• _Data segment_
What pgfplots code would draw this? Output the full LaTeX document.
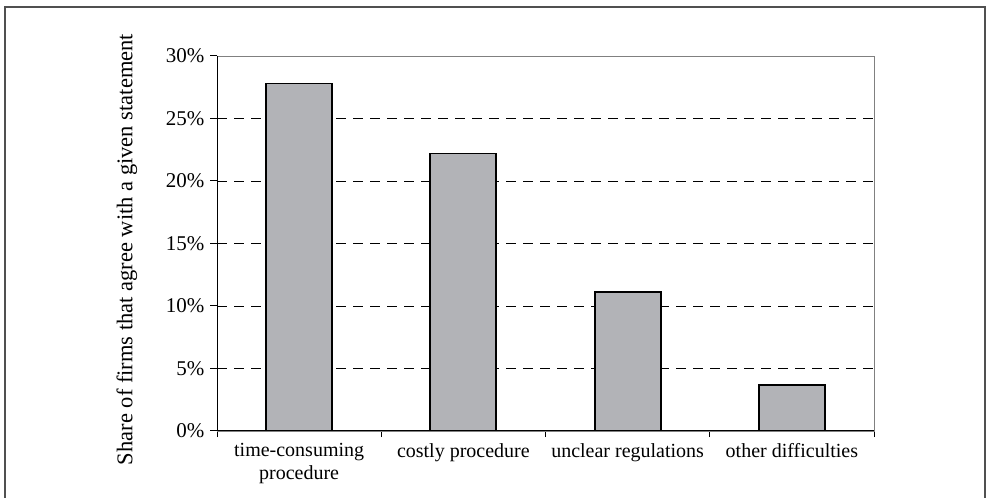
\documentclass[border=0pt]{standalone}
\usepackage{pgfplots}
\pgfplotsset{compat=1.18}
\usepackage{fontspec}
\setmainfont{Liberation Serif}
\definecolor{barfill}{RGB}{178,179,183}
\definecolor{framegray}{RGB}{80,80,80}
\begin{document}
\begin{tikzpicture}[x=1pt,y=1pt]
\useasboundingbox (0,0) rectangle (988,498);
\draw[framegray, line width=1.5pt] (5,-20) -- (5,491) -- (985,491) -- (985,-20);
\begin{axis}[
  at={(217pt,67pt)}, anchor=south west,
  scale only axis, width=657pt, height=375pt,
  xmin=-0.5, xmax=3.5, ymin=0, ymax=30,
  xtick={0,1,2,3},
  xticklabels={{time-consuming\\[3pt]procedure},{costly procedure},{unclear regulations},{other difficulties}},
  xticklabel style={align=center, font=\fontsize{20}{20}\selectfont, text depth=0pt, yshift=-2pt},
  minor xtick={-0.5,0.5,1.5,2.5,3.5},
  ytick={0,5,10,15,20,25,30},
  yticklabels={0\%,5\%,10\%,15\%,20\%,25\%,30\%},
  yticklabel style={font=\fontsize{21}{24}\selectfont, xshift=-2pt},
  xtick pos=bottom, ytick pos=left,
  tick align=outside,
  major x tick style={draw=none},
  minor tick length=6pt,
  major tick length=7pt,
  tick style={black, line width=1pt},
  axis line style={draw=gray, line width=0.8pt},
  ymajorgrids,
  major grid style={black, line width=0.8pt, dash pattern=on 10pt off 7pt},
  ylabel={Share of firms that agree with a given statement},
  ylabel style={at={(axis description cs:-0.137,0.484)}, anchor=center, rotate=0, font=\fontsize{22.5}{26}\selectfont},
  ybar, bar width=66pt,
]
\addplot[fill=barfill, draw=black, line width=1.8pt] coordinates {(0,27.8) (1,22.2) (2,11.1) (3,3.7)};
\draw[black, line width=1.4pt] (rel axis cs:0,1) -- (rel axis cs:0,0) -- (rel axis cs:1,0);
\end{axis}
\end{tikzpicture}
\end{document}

• _Goal_
Exclude the images and reproduce the remaining data exactly.

• _Right answer_
What pgfplots code would draw this? Output the full LaTeX document.
\documentclass[border=0pt]{standalone}
\usepackage{pgfplots}
\pgfplotsset{compat=1.18}
\usepackage{fontspec}
\setmainfont{Liberation Serif}
\definecolor{barfill}{RGB}{178,179,183}
\definecolor{framegray}{RGB}{80,80,80}
\begin{document}
\begin{tikzpicture}[x=1pt,y=1pt]
\useasboundingbox (0,0) rectangle (988,498);
\draw[framegray, line width=1.5pt] (5,-20) -- (5,491) -- (985,491) -- (985,-20);
\begin{axis}[
  at={(217pt,67pt)}, anchor=south west,
  scale only axis, width=657pt, height=375pt,
  xmin=-0.5, xmax=3.5, ymin=0, ymax=30,
  xtick={0,1,2,3},
  xticklabels={{time-consuming\\[3pt]procedure},{costly procedure},{unclear regulations},{other difficulties}},
  xticklabel style={align=center, font=\fontsize{20}{20}\selectfont, text depth=0pt, yshift=-2pt},
  minor xtick={-0.5,0.5,1.5,2.5,3.5},
  ytick={0,5,10,15,20,25,30},
  yticklabels={0\%,5\%,10\%,15\%,20\%,25\%,30\%},
  yticklabel style={font=\fontsize{21}{24}\selectfont, xshift=-2pt},
  xtick pos=bottom, ytick pos=left,
  tick align=outside,
  major x tick style={draw=none},
  minor tick length=6pt,
  major tick length=7pt,
  tick style={black, line width=1pt},
  axis line style={draw=gray, line width=0.8pt},
  ymajorgrids,
  major grid style={black, line width=0.8pt, dash pattern=on 10pt off 7pt},
  ylabel={Share of firms that agree with a given statement},
  ylabel style={at={(axis description cs:-0.137,0.484)}, anchor=center, rotate=0, font=\fontsize{22.5}{26}\selectfont},
  ybar, bar width=66pt,
]
\addplot[fill=barfill, draw=black, line width=1.8pt] coordinates {(0,27.8) (1,22.2) (2,11.1) (3,3.7)};
\draw[black, line width=1.4pt] (rel axis cs:0,1) -- (rel axis cs:0,0) -- (rel axis cs:1,0);
\end{axis}
\end{tikzpicture}
\end{document}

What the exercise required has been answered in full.